> **Aim**: Reproduce the listing below character for character; drop every image.

> **Information provided**:
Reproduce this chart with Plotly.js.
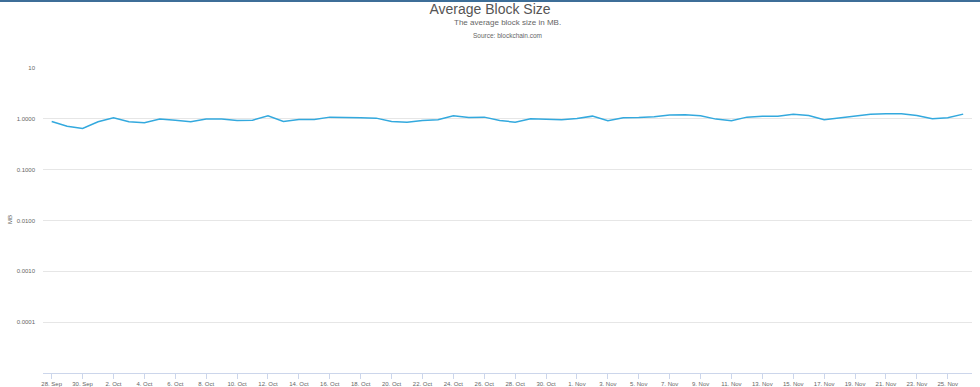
<!DOCTYPE html>
<html>
<head>
<meta charset="utf-8">
<script src="https://cdn.plot.ly/plotly-3.0.1.min.js"></script>
<style>
html,body{margin:0;padding:0;background:#fff;}
#chart{width:980px;height:387px;}
</style>
</head>
<body>
<div id="chart"></div>
<script>
// Data: dates (28 Sep - 26 Nov 2017) and average block size in MB
var startDate = "2017-09-28";
var dates = [
"2017-09-28","2017-09-29","2017-09-30","2017-10-01","2017-10-02","2017-10-03","2017-10-04","2017-10-05","2017-10-06","2017-10-07",
"2017-10-08","2017-10-09","2017-10-10","2017-10-11","2017-10-12","2017-10-13","2017-10-14","2017-10-15","2017-10-16","2017-10-17",
"2017-10-18","2017-10-19","2017-10-20","2017-10-21","2017-10-22","2017-10-23","2017-10-24","2017-10-25","2017-10-26","2017-10-27",
"2017-10-28","2017-10-29","2017-10-30","2017-10-31","2017-11-01","2017-11-02","2017-11-03","2017-11-04","2017-11-05","2017-11-06",
"2017-11-07","2017-11-08","2017-11-09","2017-11-10","2017-11-11","2017-11-12","2017-11-13","2017-11-14","2017-11-15","2017-11-16",
"2017-11-17","2017-11-18","2017-11-19","2017-11-20","2017-11-21","2017-11-22","2017-11-23","2017-11-24","2017-11-25","2017-11-26"
];
var blockSizeMB = [
0.885,0.718,0.644,0.873,1.046,0.873,0.834,0.987,0.943,0.873,
0.987,0.987,0.926,0.943,1.146,0.885,0.969,0.969,1.080,1.080,
1.046,1.032,0.885,0.861,0.926,0.956,1.146,1.061,1.080,0.926,
0.861,1.000,0.969,0.956,1.014,1.130,0.913,1.046,1.061,1.095,
1.183,1.199,1.146,0.987,0.913,1.080,1.130,1.130,1.237,1.161,
0.956,1.046,1.146,1.237,1.254,1.254,1.161,1.000,1.046,1.237
];
var yTickVals = [10, 1, 0.1, 0.01, 0.001, 0.0001];
var yTickText = ["10", "1.0000", "0.1000", "0.0100", "0.0010", "0.0001"];
var titleText = "Average Block Size";
var subtitleText = "The average block size in MB.";
var sourceText = "Source: blockchain.com";
var yTitleText = "MB";

var font = "Liberation Sans, Arial, sans-serif";
var dayMs = 86400000;
var t0 = new Date(startDate + "T00:00:00Z").getTime();
function iso(ms){ return new Date(ms).toISOString().replace("T"," ").replace("Z",""); }

var trace = {
  x: dates,
  y: blockSizeMB,
  type: "scatter",
  mode: "lines",
  line: {color: "#33a9de", width: 1.5},
  hoverinfo: "x+y",
  showlegend: false
};

var layout = {
  width: 980,
  height: 387,
  margin: {l: 43, r: 8, t: 68, b: 14, pad: 0},
  paper_bgcolor: "#ffffff",
  plot_bgcolor: "#ffffff",
  font: {family: font, color: "#666666", size: 6},
  title: {
    text: titleText,
    font: {family: font, size: 14, color: "#555555"},
    x: 0.5, xanchor: "center",
    yref: "container", y: 1 - 9/387, yanchor: "middle"
  },
  xaxis: {
    type: "date",
    range: [iso(t0 - 0.563*dayMs), iso(t0 + 59.57*dayMs)],
    tick0: startDate,
    dtick: 2*dayMs,
    tickformat: "%-d. %b",
    ticks: "outside",
    ticklen: 5,
    tickwidth: 1,
    tickcolor: "#ccd6eb",
    showline: true,
    linecolor: "#ccd6eb",
    linewidth: 1,
    showgrid: false,
    zeroline: false,
    tickfont: {family: font, size: 6, color: "#666666"},
    fixedrange: true
  },
  yaxis: {
    type: "log",
    range: [-5, 1],
    tickvals: yTickVals,
    ticktext: yTickText,
    ticks: "",
    showline: false,
    showgrid: true,
    gridcolor: "#e6e6e6",
    gridwidth: 1,
    zeroline: false,
    tickfont: {family: font, size: 6, color: "#666666"},
    ticklabelstandoff: 7,
    fixedrange: true
  },
  annotations: [
    {text: subtitleText, xref: "paper", yref: "paper", x: 0.5, y: (373-22)/305,
     xanchor: "center", yanchor: "middle", showarrow: false,
     font: {family: font, size: 8, color: "#666666"}},
    {text: sourceText, xref: "paper", yref: "paper", x: 0.5, y: (373-35)/305,
     xanchor: "center", yanchor: "middle", showarrow: false,
     font: {family: font, size: 6.5, color: "#666666"}},
    {text: yTitleText, xref: "paper", yref: "paper", x: (10-43)/929, y: (373-220)/305,
     xanchor: "center", yanchor: "middle", showarrow: false, textangle: -90,
     font: {family: font, size: 6, color: "#666666"}}
  ],
  shapes: [
    {type: "rect", xref: "paper", yref: "paper",
     x0: -43/929, x1: (980-43)/929, y0: (373-2)/305, y1: 373/305,
     fillcolor: "#3d6e98", line: {width: 0}, layer: "above"}
  ]
};

Plotly.newPlot("chart", [trace], layout, {displayModeBar: false, staticPlot: true});
</script>
</body>
</html>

> **Solution to the exercise**:
Reproduce this chart with Plotly.js.
<!DOCTYPE html>
<html>
<head>
<meta charset="utf-8">
<script src="https://cdn.plot.ly/plotly-3.0.1.min.js"></script>
<style>
html,body{margin:0;padding:0;background:#fff;}
#chart{width:980px;height:387px;}
</style>
</head>
<body>
<div id="chart"></div>
<script>
// Data: dates (28 Sep - 26 Nov 2017) and average block size in MB
var startDate = "2017-09-28";
var dates = [
"2017-09-28","2017-09-29","2017-09-30","2017-10-01","2017-10-02","2017-10-03","2017-10-04","2017-10-05","2017-10-06","2017-10-07",
"2017-10-08","2017-10-09","2017-10-10","2017-10-11","2017-10-12","2017-10-13","2017-10-14","2017-10-15","2017-10-16","2017-10-17",
"2017-10-18","2017-10-19","2017-10-20","2017-10-21","2017-10-22","2017-10-23","2017-10-24","2017-10-25","2017-10-26","2017-10-27",
"2017-10-28","2017-10-29","2017-10-30","2017-10-31","2017-11-01","2017-11-02","2017-11-03","2017-11-04","2017-11-05","2017-11-06",
"2017-11-07","2017-11-08","2017-11-09","2017-11-10","2017-11-11","2017-11-12","2017-11-13","2017-11-14","2017-11-15","2017-11-16",
"2017-11-17","2017-11-18","2017-11-19","2017-11-20","2017-11-21","2017-11-22","2017-11-23","2017-11-24","2017-11-25","2017-11-26"
];
var blockSizeMB = [
0.885,0.718,0.644,0.873,1.046,0.873,0.834,0.987,0.943,0.873,
0.987,0.987,0.926,0.943,1.146,0.885,0.969,0.969,1.080,1.080,
1.046,1.032,0.885,0.861,0.926,0.956,1.146,1.061,1.080,0.926,
0.861,1.000,0.969,0.956,1.014,1.130,0.913,1.046,1.061,1.095,
1.183,1.199,1.146,0.987,0.913,1.080,1.130,1.130,1.237,1.161,
0.956,1.046,1.146,1.237,1.254,1.254,1.161,1.000,1.046,1.237
];
var yTickVals = [10, 1, 0.1, 0.01, 0.001, 0.0001];
var yTickText = ["10", "1.0000", "0.1000", "0.0100", "0.0010", "0.0001"];
var titleText = "Average Block Size";
var subtitleText = "The average block size in MB.";
var sourceText = "Source: blockchain.com";
var yTitleText = "MB";

var font = "Liberation Sans, Arial, sans-serif";
var dayMs = 86400000;
var t0 = new Date(startDate + "T00:00:00Z").getTime();
function iso(ms){ return new Date(ms).toISOString().replace("T"," ").replace("Z",""); }

var trace = {
  x: dates,
  y: blockSizeMB,
  type: "scatter",
  mode: "lines",
  line: {color: "#33a9de", width: 1.5},
  hoverinfo: "x+y",
  showlegend: false
};

var layout = {
  width: 980,
  height: 387,
  margin: {l: 43, r: 8, t: 68, b: 14, pad: 0},
  paper_bgcolor: "#ffffff",
  plot_bgcolor: "#ffffff",
  font: {family: font, color: "#666666", size: 6},
  title: {
    text: titleText,
    font: {family: font, size: 14, color: "#555555"},
    x: 0.5, xanchor: "center",
    yref: "container", y: 1 - 9/387, yanchor: "middle"
  },
  xaxis: {
    type: "date",
    range: [iso(t0 - 0.563*dayMs), iso(t0 + 59.57*dayMs)],
    tick0: startDate,
    dtick: 2*dayMs,
    tickformat: "%-d. %b",
    ticks: "outside",
    ticklen: 5,
    tickwidth: 1,
    tickcolor: "#ccd6eb",
    showline: true,
    linecolor: "#ccd6eb",
    linewidth: 1,
    showgrid: false,
    zeroline: false,
    tickfont: {family: font, size: 6, color: "#666666"},
    fixedrange: true
  },
  yaxis: {
    type: "log",
    range: [-5, 1],
    tickvals: yTickVals,
    ticktext: yTickText,
    ticks: "",
    showline: false,
    showgrid: true,
    gridcolor: "#e6e6e6",
    gridwidth: 1,
    zeroline: false,
    tickfont: {family: font, size: 6, color: "#666666"},
    ticklabelstandoff: 7,
    fixedrange: true
  },
  annotations: [
    {text: subtitleText, xref: "paper", yref: "paper", x: 0.5, y: (373-22)/305,
     xanchor: "center", yanchor: "middle", showarrow: false,
     font: {family: font, size: 8, color: "#666666"}},
    {text: sourceText, xref: "paper", yref: "paper", x: 0.5, y: (373-35)/305,
     xanchor: "center", yanchor: "middle", showarrow: false,
     font: {family: font, size: 6.5, color: "#666666"}},
    {text: yTitleText, xref: "paper", yref: "paper", x: (10-43)/929, y: (373-220)/305,
     xanchor: "center", yanchor: "middle", showarrow: false, textangle: -90,
     font: {family: font, size: 6, color: "#666666"}}
  ],
  shapes: [
    {type: "rect", xref: "paper", yref: "paper",
     x0: -43/929, x1: (980-43)/929, y0: (373-2)/305, y1: 373/305,
     fillcolor: "#3d6e98", line: {width: 0}, layer: "above"}
  ]
};

Plotly.newPlot("chart", [trace], layout, {displayModeBar: false, staticPlot: true});
</script>
</body>
</html>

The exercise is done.